____ Raw data

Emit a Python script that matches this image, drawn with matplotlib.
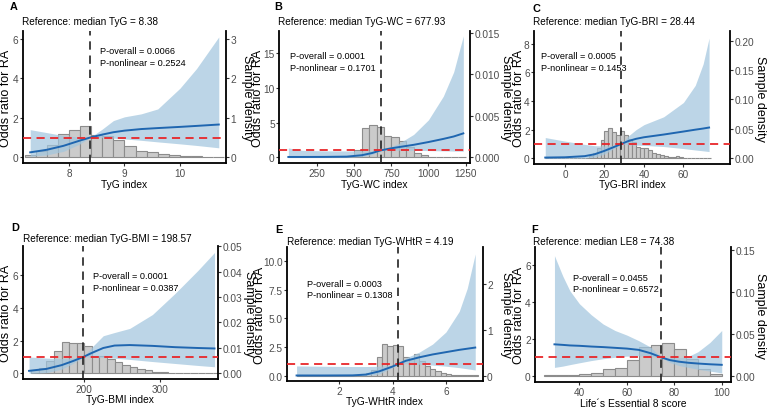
import numpy as np
import matplotlib
matplotlib.use("Agg")
import matplotlib.pyplot as plt

plt.rcParams['font.family'] = ['Liberation Sans', 'DejaVu Sans']

W, H = 767, 410

# ---------------- A : TyG ----------------
a_x  = [7.3, 7.6, 7.9, 8.2, 8.38, 8.6, 8.8, 9.0, 9.3, 9.6, 10.0, 10.3, 10.7]
a_or = [0.25, 0.38, 0.58, 0.85, 1.0, 1.15, 1.27, 1.35, 1.43, 1.48, 1.54, 1.59, 1.66]
a_hi = [1.4, 1.25, 1.1, 1.02, 1.0, 1.43, 1.86, 2.05, 2.2, 2.45, 3.5, 4.5, 6.1]
a_lo = [0.05, 0.12, 0.3, 0.68, 1.0, 1.0, 0.97, 0.93, 0.86, 0.78, 0.68, 0.6, 0.48]
a_bins = np.linspace(7.2, 10.8, 19)
a_dens = [0.07, 0.16, 0.3, 0.6, 0.7, 0.78, 0.57, 0.55, 0.43, 0.28, 0.17, 0.13,
          0.08, 0.05, 0.03, 0.02, 0.015, 0.015]

# ---------------- B : TyG-WC ----------------
b_x  = [55, 150, 300, 450, 550, 620, 677.93, 750, 800, 900, 1000, 1100, 1170, 1235]
b_or = [0.05, 0.05, 0.06, 0.1, 0.3, 0.62, 1.0, 1.3, 1.47, 1.8, 2.2, 2.65, 3.0, 3.45]
b_hi = [1.35, 1.0, 0.93, 0.92, 0.92, 0.95, 1.0, 1.55, 2.0, 3.3, 5.4, 8.8, 12.3, 17.5]
b_lo = [0.0, 0.0, 0.0, 0.02, 0.1, 0.4, 1.0, 1.05, 1.03, 1.0, 0.97, 0.93, 0.9, 0.88]
b_bins = np.linspace(50, 1250, 25)
b_dens = [0.00003, 0.00003, 0.00003, 0.00003, 0.00003, 0.00003, 0.00003, 0.00005,
          0.0001, 0.0009, 0.0035, 0.0039, 0.0037, 0.0026, 0.0024, 0.002, 0.0013,
          0.0005, 0.0003, 0.00005, 0.00004, 0.00004, 0.00003, 0.00003]

# ---------------- C : TyG-BRI ----------------
c_x  = [-10, 0, 10, 15, 20, 25, 28.44, 32, 36, 40, 50, 60, 66, 70, 73]
c_or = [0.05, 0.07, 0.15, 0.28, 0.52, 0.8, 1.0, 1.2, 1.36, 1.47, 1.66, 1.87, 2.0, 2.08, 2.15]
c_hi = [1.45, 1.2, 0.97, 0.88, 0.86, 0.9, 1.0, 1.55, 2.0, 2.35, 2.9, 3.9, 5.1, 6.6, 8.4]
c_lo = [0.0, 0.0, 0.02, 0.08, 0.3, 0.7, 1.0, 0.95, 0.92, 0.9, 0.82, 0.68, 0.58, 0.52, 0.47]
c_bins = np.linspace(-10, 74, 43)
c_dens = [0.0005] * 10 + [0.001, 0.004, 0.0097, 0.0168, 0.031, 0.046, 0.052, 0.0445,
          0.040, 0.0457, 0.039, 0.033, 0.027, 0.020, 0.0168, 0.0168, 0.0145, 0.0097,
          0.007, 0.005, 0.004, 0.0023, 0.0017, 0.0046, 0.0017] + [0.0008] * 7

# ---------------- D : TyG-BMI ----------------
d_x  = [127, 150, 170, 185, 198.57, 210, 225, 240, 260, 290, 320, 350, 372]
d_or = [0.15, 0.27, 0.5, 0.75, 1.0, 1.25, 1.55, 1.7, 1.73, 1.68, 1.6, 1.55, 1.52]
d_hi = [1.0, 0.93, 0.9, 0.93, 1.0, 1.6, 2.3, 2.5, 2.75, 3.6, 4.9, 6.3, 7.4]
d_lo = [0.0, 0.04, 0.25, 0.6, 1.0, 1.0, 0.97, 0.92, 0.85, 0.72, 0.6, 0.48, 0.4]
d_bins = np.linspace(130, 380, 26)
d_dens = [0.0011, 0.002, 0.005, 0.0089, 0.0123, 0.012, 0.012, 0.0107, 0.0068, 0.0068,
          0.0057, 0.0045, 0.0034, 0.0023, 0.0016, 0.0014, 0.0007, 0.0005, 0.0003,
          0.0003, 0.0002, 0.0002, 0.0002, 0.0002, 0.0002]

# ---------------- E : TyG-WHtR ----------------
e_x  = [0.4, 1.5, 2.5, 3.0, 3.5, 4.0, 4.19, 4.5, 5.0, 5.5, 6.0, 6.5, 6.8, 7.1]
e_or = [0.02, 0.02, 0.03, 0.1, 0.38, 0.8, 1.0, 1.3, 1.6, 1.85, 2.05, 2.25, 2.35, 2.45]
e_hi = [0.85, 0.82, 0.8, 0.8, 0.82, 0.9, 1.0, 1.55, 2.05, 2.75, 3.8, 5.6, 7.6, 10.6]
e_lo = [0.0, 0.0, 0.0, 0.01, 0.15, 0.7, 1.0, 1.05, 1.0, 0.92, 0.83, 0.7, 0.6, 0.5]
e_bins = np.linspace(0.4, 7.2, 35)
e_dens = [0.01] * 12 + [0.03, 0.06, 0.13, 0.4, 0.7, 0.65, 0.67, 0.65, 0.4, 0.36, 0.47,
          0.32, 0.21, 0.15, 0.095, 0.06, 0.045] + [0.02] * 5

# ---------------- F : LE8 ----------------
f_x  = [29.5, 33, 36, 40, 45, 50, 55, 60, 65, 70, 74.38, 78, 82, 86, 90, 95, 100]
f_or = [1.7, 1.67, 1.64, 1.62, 1.58, 1.55, 1.51, 1.47, 1.4, 1.22, 1.0, 0.85, 0.76, 0.7,
        0.66, 0.62, 0.59]
f_hi = [6.5, 5.4, 4.6, 3.9, 3.3, 2.8, 2.45, 2.2, 1.9, 1.55, 1.0, 0.98, 0.97, 1.05, 1.3,
        1.8, 2.45]
f_lo = [0.45, 0.52, 0.6, 0.7, 0.82, 0.92, 1.0, 1.06, 1.08, 1.04, 1.0, 0.72, 0.55, 0.45,
        0.35, 0.25, 0.15]
f_bins = np.linspace(25, 100, 16)
f_dens = [0.0004, 0.0008, 0.0004, 0.0015, 0.0035, 0.0075, 0.0098, 0.019, 0.034, 0.037,
          0.039, 0.032, 0.02, 0.008, 0.002]

medians = [8.38, 677.93, 28.44, 198.57, 4.19, 74.38]
titles = ["Reference: median TyG = 8.38", "Reference: median TyG-WC = 677.93",
          "Reference: median TyG-BRI = 28.44", "Reference: median TyG-BMI = 198.57",
          "Reference: median TyG-WHtR = 4.19", "Reference: median LE8 = 74.38"]
xlabels = ["TyG index", "TyG-WC index", "TyG-BRI index", "TyG-BMI index",
           "TyG-WHtR index", "Life\u00b4s Essential 8 score"]
p_overall = ["0.0066", "0.0001", "0.0005", "0.0001", "0.0003", "0.0455"]
p_nonlin = ["0.2524", "0.1701", "0.1453", "0.0387", "0.1308", "0.6572"]
letters = ["A", "B", "C", "D", "E", "F"]

fig = plt.figure(figsize=(W / 100, H / 100), dpi=100)


def fx(x):
    return x / W


def fy(y):
    return 1 - y / H


def panel(i, box, xlim, ylim, fac, x, orr, lo, hi, bins, dens,
          xt, yt, ytl, rt, rtl, letter_xy, title_xy, p_xy, ylab_x, rlab_x, xlab_y):
    l, t, r, b = box
    ax = fig.add_axes([fx(l), fy(b), (r - l) / W, (b - t) / H])
    ax2 = ax.twinx()
    ax.set_zorder(ax2.get_zorder() + 1)
    ax.patch.set_visible(False)

    # histogram on the density axis (behind)
    ax2.bar(bins[:-1], dens, width=np.diff(bins), align='edge', color='#cbcbcb',
            edgecolor='#8c8c8c', linewidth=0.8)
    ax.fill_between(x, lo, hi, color='#a2c6de', alpha=0.72, lw=0, zorder=2)
    ax.plot(x, orr, color='#1f66b0', lw=1.4, zorder=3)
    ax.axhline(1, color='#e8262a', lw=1.3, dashes=(4.5, 3), zorder=4)
    ax.axvline(medians[i], color='#222222', lw=1.2, dashes=(5, 3.5), zorder=4)

    ax.set_xlim(xlim)
    ax.set_ylim(ylim)
    ax2.set_ylim(ylim[0] * fac, ylim[1] * fac)
    ax.set_xticks(xt)
    ax.set_yticks(yt, ytl)
    ax2.set_yticks(rt, rtl)

    for a in (ax, ax2):
        a.spines['top'].set_visible(False)
        for s in a.spines.values():
            s.set_linewidth(1.3)
            s.set_color('black')
        a.tick_params(length=2.2, width=0.8, color='#333333', labelcolor='#4d4d4d',
                      pad=0.9)
    ax.spines['right'].set_visible(False)
    ax2.spines['left'].set_visible(False)
    ax2.spines['bottom'].set_visible(False)
    ax.tick_params(axis='x', labelsize=7.2, pad=1.2)
    ax.tick_params(axis='y', labelsize=7.3)
    ax2.tick_params(axis='y', labelsize=7.3)

    ax.set_ylabel("Odds ratio for RA", fontsize=9.0, va='center')
    ax.yaxis.set_label_coords((ylab_x - l) / (r - l), 0.5)
    ax2.set_ylabel("Sample density", fontsize=9.0, rotation=270, va='center')
    ax2.yaxis.set_label_coords((rlab_x - l) / (r - l), 0.5)
    ax.set_xlabel(xlabels[i], fontsize=7.4, va='center')
    ax.xaxis.set_label_coords(0.5, -(xlab_y - b) / (b - t))

    fig.text(fx(letter_xy[0]), fy(letter_xy[1]), letters[i], fontsize=7.8,
             fontweight='bold', ha='center', va='center')
    fig.text(fx(title_xy[0]), fy(title_xy[1]), titles[i], fontsize=7.2,
             ha='left', va='center')
    fig.text(fx(p_xy[0]), fy(p_xy[1]), "P-overall = " + p_overall[i], fontsize=6.6,
             ha='left', va='center')
    fig.text(fx(p_xy[0]), fy(p_xy[1] + 11.5), "P-nonlinear = " + p_nonlin[i],
             fontsize=6.6, ha='left', va='center')


panel(0, (22.7, 32, 226, 164), (7.165, 10.83), (-0.29, 6.4), 0.5,
      a_x, a_or, a_lo, a_hi, a_bins, a_dens,
      [8, 9, 10], [0, 2, 4, 6], ["0", "2", "4", "6"],
      [0, 1, 2, 3], ["0", "1", "2", "3"],
      (13.3, 7.3), (21.7, 21.7), (100, 52), 6.5, 246.5, 184.5)

panel(1, (279, 32, 470, 164), (-8, 1280), (-0.82, 18.2), 0.000838,
      b_x, b_or, b_lo, b_hi, b_bins, b_dens,
      [250, 500, 750, 1000, 1250], [0, 5, 10, 15], ["0", "5", "10", "15"],
      [0, 0.005, 0.010, 0.015], ["0.000", "0.005", "0.010", "0.015"],
      (277.7, 7.3), (278.3, 21.7), (290, 56.7), 258, 505.5, 184.5)

panel(2, (534, 32, 730, 165), (-15.7, 83.6), (-0.4, 8.9), 0.0243,
      c_x, c_or, c_lo, c_hi, c_bins, c_dens,
      [0, 20, 40, 60], [0, 2, 4, 6, 8], ["0", "2", "4", "6", "8"],
      [0, 0.05, 0.10, 0.15, 0.20], ["0.00", "0.05", "0.10", "0.15", "0.20"],
      (536, 9.3), (532.7, 21.7), (540.7, 56.7), 519, 759.5, 185)

panel(3, (22.7, 247, 218, 380), (118.6, 376.6), (-0.35, 7.8), 0.00642,
      d_x, d_or, d_lo, d_hi, d_bins, d_dens,
      [200, 300], [0, 2, 4, 6], ["0", "2", "4", "6"],
      [0, 0.01, 0.02, 0.03, 0.04, 0.05], ["0.00", "0.01", "0.02", "0.03", "0.04", "0.05"],
      (15, 227.7), (22.7, 239), (92.7, 276.7), 6.5, 249, 400)

panel(4, (286.7, 248, 482.7, 382), (0.03, 7.38), (-0.46, 11.2), 0.25,
      e_x, e_or, e_lo, e_hi, e_bins, e_dens,
      [2, 4, 6], [0, 2.5, 5.0, 7.5, 10.0], ["0.0", "2.5", "5.0", "7.5", "10.0"],
      [0, 1, 2], ["0", "1", "2"],
      (279, 230), (286.7, 241.7), (306.7, 284.3), 260, 506, 401.7)

panel(5, (535, 248, 731, 383), (21.3, 103.9), (-0.34, 6.97), 0.0221,
      f_x, f_or, f_lo, f_hi, f_bins, f_dens,
      [40, 60, 80, 100], [0, 2, 4, 6], ["0", "2", "4", "6"],
      [0, 0.05, 0.10, 0.15], ["0.00", "0.05", "0.10", "0.15"],
      (535, 230), (533.3, 241.7), (573.3, 278.3), 519, 759.5, 404)

fig.savefig("out.png", dpi=100)
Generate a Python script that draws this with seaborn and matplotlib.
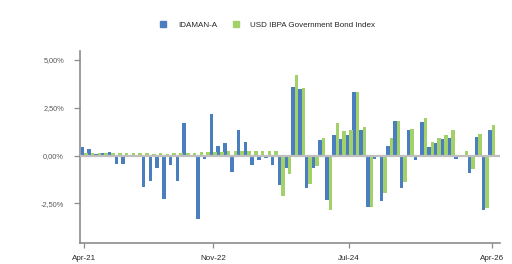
import numpy as np
import pandas as pd
import matplotlib
matplotlib.use("Agg")
import matplotlib.pyplot as plt
import seaborn as sns
from matplotlib.lines import Line2D

months = [d.strftime("%b-%y") for d in pd.date_range("2021-04-01", "2026-04-01", freq="MS")]

idaman = [0.45, 0.35, 0.09, 0.14, 0.19, -0.47, -0.47, -0.05, -0.03, -1.67,
          -1.36, -0.67, -2.30, -0.52, -1.36, 1.72, -0.10, -3.34, -0.20, 2.19,
          0.51, 0.63, -0.88, 1.36, 0.73, -0.51, -0.24, -0.14, -0.51, -1.56,
          -0.66, 3.61, 3.46, -1.72, -0.66, 0.79, -2.35, 1.05, 0.84, 1.05,
          3.30, 1.31, -2.71, -0.20, -2.40, 0.52, 1.83, -1.72, 1.31, -0.25,
          1.73, 0.42, 0.68, 0.84, 0.89, -0.16, -0.10, -0.89, 0.99, -2.83,
          1.31]
ibpa = [0.13, 0.12, 0.13, 0.14, 0.14, 0.14, 0.14, 0.14, 0.14, 0.14,
        0.09, 0.14, 0.09, 0.13, 0.14, 0.14, 0.14, 0.16, 0.16, 0.16,
        0.20, 0.21, 0.21, 0.21, 0.21, 0.21, 0.21, 0.26, 0.26, -2.13,
        -0.99, 4.19, 3.51, -1.51, -0.57, 0.94, -2.87, 1.68, 1.26, 1.36,
        3.30, 1.47, -2.67, -0.09, -1.98, 0.89, 1.83, -1.40, 1.41, 0.02,
        1.94, 0.73, 0.89, 1.05, 1.31, 0.02, 0.21, -0.73, 1.15, -2.77,
        1.62]

series_names = ["IDAMAN-A", "USD IBPA Government Bond Index"]
colors = ["#4a7ebf", "#a2d16a"]
ytick_vals = [-2.5, 0, 2.5, 5.0]
ytick_labels = ["-2,50%", "0,00%", "2,50%", "5,00%"]
xtick_labels = ["Apr-21", "Nov-22", "Jul-24", "Apr-26"]

df = pd.DataFrame({
    "month": months * 2,
    "series": [series_names[0]] * len(months) + [series_names[1]] * len(months),
    "value": idaman + ibpa,
})

sns.set_style("white")
plt.rcParams["font.family"] = ["Liberation Sans", "DejaVu Sans"]

fig = plt.figure(figsize=(5.12, 2.64), dpi=100)
ax = fig.add_axes([80 / 512, 21 / 264, 420 / 512, 192 / 264])

sns.barplot(data=df, x="month", y="value", hue="series", order=months,
            hue_order=series_names, palette=colors, width=1.04,
            saturation=1, legend=False, ax=ax, zorder=2, linewidth=0,
            edgecolor="none")

ax.axhline(0, color="#bfbfbf", lw=1.6, zorder=3)
ax.set_ylim(-4.58, 5.47)
ax.set_xlim(-0.6, 61.2)

ax.set_yticks(ytick_vals)
ax.set_yticklabels(ytick_labels)
xpos = [months.index(m) for m in xtick_labels]
ax.set_xticks(xpos)
ax.set_xticklabels(xtick_labels)

ax.set_xlabel("")
ax.set_ylabel("")
for s in ["top", "right"]:
    ax.spines[s].set_visible(False)
for s in ["left", "bottom"]:
    ax.spines[s].set_color("#8c8c8c")
    ax.spines[s].set_linewidth(1.2)

ax.tick_params(axis="y", length=4.5, width=0.9, color="#8c8c8c",
               labelsize=5.3, labelcolor="#595959", pad=7, left=True)
ax.tick_params(axis="x", length=3.5, width=0.9, color="#8c8c8c",
               labelsize=5.8, labelcolor="#262626", pad=5, bottom=True)

handles = [Line2D([], [], marker="s", linestyle="none", markersize=4.5,
                  markerfacecolor=c, markeredgecolor=c) for c in colors]
fig.legend(handles, series_names, loc="center", bbox_to_anchor=(0.518, 0.905),
           ncol=2, frameon=False, fontsize=5.8, handletextpad=0.8,
           columnspacing=1.3, labelcolor="#262626")

fig.savefig("out.png", dpi=100)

________

◆ Required work ◆
Gather each line holding the string "with".

◆ Complete output ◆
Emit a Python script that matches this image, drawn with matplotlib.
Generate a Python script that draws this with seaborn and matplotlib.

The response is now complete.